Die Regierung appellierte an die Menschen, zu Hause zu bleiben und nur bei absoluter Notwendigkeit hinauszugehen. Freiwillige in den Flutgebieten würden sich selbst in Gefahr bringen. Nach einem Tag ununterbrochener Nachrichten hatten meine Familie und ich genug. Wir schalteten den Fernseher aus, packten Schaufeln und Schubkarren ins Auto und fuhren nach Picanya – ein Dorf im Auge des Sturms. In der Nähe des Barranco del Pollo, eines überfluteten Sturzbachs, halfen wir in einem Kindergarten. Wir schaufelten Schlamm und Schutt; die Schulranzen der Kinder hingen noch an den Wänden, und eine dicke Schlammschicht zeigte, wie hoch das Wasser in jener Nacht gestanden hatte. In all dem Unglück war es tröstlich zu sehen, wie viele Menschen freiwillig halfen. Auch zwei deutsche Erasmus-Studenten packten mit an.

Tausende Menschen halfen bei den Aufräumarbeiten mit, darunter MZ-Redakteurin Sarah López (vor rechts). / Privat
Jeden Tag flossen die Tränen
Der Kindergarten war nur der erste von vielen Orten, an denen ich in den folgenden Wochen mithalf. Danach ging es zum Haus einer alten Frau, in dem das Wasser die Trennwand zum Nachbarhaus herausgerissen hatte, zu einer Wohnung mit durchnässten Pelzmänteln in den schlammigen Schränken oder einer Lagerhalle mit Bootsteilen. Der Anblick war herzzerreißend – doch das Leid der Menschen vor Ort noch viel mehr. Ich erinnere mich an keinen Tag ohne Tränen. Weil der Leichenwagen vorbeifuhr. Aus Frust. Aus Erschöpfung. Manchmal hatte ich das Gefühl, dass der materielle Verlust mehr Frust als Trauer auslöste. Viele taten sich schwer, ihr Eigentum zu sortieren, und warfen alles weg – selbst Dinge, die man hätte retten können.
Das Schlimmste aber war der Verlust von Menschenleben. „Der schwerste Teil des Tages kommt jetzt“, sagte mir eine Bekannte, als sie sich beim Schlammschippen verabschiedete, um einen Freund zu beerdigen.
Häuser stehen wieder, Seelen noch in Trümmern
Eines ist klar: Häuser, Geschäfte und Infrastruktur hätten kaum gerettet werden können. Doch viele der rund 220 Todesopfer hätte man durch eine frühzeitige Evakuierung verhindern können. Nach und nach sieht es heute, ein Jahr später, wieder besser aus – das Leben ist in weiten Teilen zur Normalität zurückgekehrt. Was jedoch nicht sichtbar ist, sind die seelischen Wunden, die die Menschen noch immer mit sich tragen. Bis das Trauma dieser Nacht verarbeitet ist, wird es noch lange dauern – die Schreie, die unvorstellbaren Wassermassen, der Verlust geliebter Menschen.
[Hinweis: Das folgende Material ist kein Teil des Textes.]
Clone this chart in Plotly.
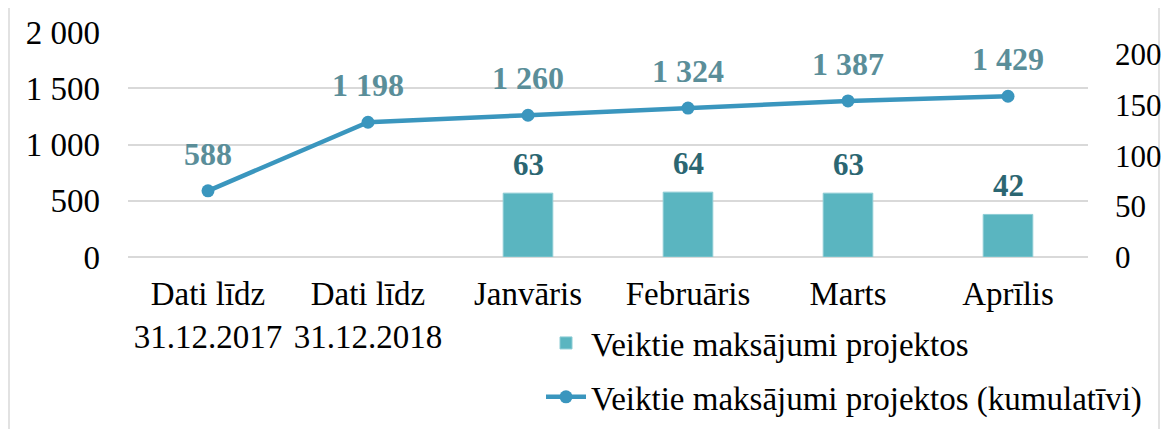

Selbst meine Beziehung zum Regen hat sich verändert – und dabei wurde weder mein Zuhause überflutet, noch habe ich jemanden verloren. Trotzdem bin ich bei Regen angespannt. Und immer, wenn in Valencia eine Warnstufe ausgegeben wird, blinken die Nachrichten in unserer Familien-WhatsApp-Gruppe – um sicherzugehen, dass wir alle in Sicherheit sind.